**What to work on**
Scan the records and identify every line in which the string "draw" occurs, then return those lines.

**Information shown**
[START]

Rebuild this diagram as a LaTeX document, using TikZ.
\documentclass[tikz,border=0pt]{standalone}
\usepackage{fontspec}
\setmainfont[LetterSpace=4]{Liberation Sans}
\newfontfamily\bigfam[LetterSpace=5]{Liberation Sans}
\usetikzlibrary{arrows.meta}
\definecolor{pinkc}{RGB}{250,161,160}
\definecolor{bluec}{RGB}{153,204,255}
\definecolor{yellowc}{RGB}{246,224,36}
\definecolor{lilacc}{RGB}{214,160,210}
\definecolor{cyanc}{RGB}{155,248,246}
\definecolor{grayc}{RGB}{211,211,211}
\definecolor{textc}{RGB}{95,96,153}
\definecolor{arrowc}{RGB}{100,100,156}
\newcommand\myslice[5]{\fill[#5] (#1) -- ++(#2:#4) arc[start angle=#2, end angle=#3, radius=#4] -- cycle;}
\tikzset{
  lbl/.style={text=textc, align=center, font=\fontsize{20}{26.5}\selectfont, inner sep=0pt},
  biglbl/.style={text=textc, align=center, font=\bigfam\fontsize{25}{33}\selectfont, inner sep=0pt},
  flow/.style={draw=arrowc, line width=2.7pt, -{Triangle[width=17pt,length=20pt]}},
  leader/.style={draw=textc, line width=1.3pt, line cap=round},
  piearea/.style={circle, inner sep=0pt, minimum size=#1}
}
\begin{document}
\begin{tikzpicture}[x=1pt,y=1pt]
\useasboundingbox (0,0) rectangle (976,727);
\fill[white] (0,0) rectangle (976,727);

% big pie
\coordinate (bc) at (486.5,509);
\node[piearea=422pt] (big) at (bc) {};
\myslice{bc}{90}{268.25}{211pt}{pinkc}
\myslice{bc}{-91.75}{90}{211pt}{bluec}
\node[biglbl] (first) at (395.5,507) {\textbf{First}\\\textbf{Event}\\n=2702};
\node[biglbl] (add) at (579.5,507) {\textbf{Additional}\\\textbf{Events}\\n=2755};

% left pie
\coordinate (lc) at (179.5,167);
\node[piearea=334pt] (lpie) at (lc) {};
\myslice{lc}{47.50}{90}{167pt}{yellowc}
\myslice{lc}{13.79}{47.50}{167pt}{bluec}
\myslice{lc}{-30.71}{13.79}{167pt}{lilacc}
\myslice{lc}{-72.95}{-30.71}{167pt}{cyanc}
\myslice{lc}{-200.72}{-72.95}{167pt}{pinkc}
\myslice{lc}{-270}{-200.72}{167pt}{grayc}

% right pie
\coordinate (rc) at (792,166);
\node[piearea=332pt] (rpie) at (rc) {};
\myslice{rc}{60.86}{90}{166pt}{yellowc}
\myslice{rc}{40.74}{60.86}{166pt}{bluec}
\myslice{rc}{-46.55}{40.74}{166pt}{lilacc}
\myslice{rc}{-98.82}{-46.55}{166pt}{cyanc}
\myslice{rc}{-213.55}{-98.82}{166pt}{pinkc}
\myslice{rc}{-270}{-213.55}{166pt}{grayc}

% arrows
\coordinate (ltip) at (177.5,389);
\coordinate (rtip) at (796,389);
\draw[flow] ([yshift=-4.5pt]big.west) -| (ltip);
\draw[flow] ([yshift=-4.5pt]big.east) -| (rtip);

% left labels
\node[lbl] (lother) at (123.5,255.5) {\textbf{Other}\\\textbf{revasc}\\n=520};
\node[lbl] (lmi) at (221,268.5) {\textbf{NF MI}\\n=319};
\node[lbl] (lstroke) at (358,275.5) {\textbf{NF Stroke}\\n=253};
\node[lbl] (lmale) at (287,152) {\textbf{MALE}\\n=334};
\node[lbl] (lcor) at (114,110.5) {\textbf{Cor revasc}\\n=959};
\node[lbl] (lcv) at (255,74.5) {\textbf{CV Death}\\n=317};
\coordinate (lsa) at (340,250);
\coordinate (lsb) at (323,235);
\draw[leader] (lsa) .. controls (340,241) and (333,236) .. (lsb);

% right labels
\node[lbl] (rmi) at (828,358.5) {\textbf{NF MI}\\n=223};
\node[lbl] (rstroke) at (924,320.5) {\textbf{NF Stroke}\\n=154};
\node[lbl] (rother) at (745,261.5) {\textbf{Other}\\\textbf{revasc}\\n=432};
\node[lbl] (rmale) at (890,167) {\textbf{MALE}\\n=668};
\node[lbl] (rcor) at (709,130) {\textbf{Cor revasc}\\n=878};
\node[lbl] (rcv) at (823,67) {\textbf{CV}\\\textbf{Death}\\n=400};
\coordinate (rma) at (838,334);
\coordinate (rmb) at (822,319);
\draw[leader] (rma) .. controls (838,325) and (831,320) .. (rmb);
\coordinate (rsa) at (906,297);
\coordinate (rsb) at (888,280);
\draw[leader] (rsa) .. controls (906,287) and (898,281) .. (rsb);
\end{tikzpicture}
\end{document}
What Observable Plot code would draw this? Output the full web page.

[END]

**Result for this task**
  flow/.style={draw=arrowc, line width=2.7pt, -{Triangle[width=17pt,length=20pt]}},
  leader/.style={draw=textc, line width=1.3pt, line cap=round},
\draw[flow] ([yshift=-4.5pt]big.west) -| (ltip);
\draw[flow] ([yshift=-4.5pt]big.east) -| (rtip);
\draw[leader] (lsa) .. controls (340,241) and (333,236) .. (lsb);
\draw[leader] (rma) .. controls (838,325) and (831,320) .. (rmb);
\draw[leader] (rsa) .. controls (906,287) and (898,281) .. (rsb);
What Observable Plot code would draw this? Output the full web page.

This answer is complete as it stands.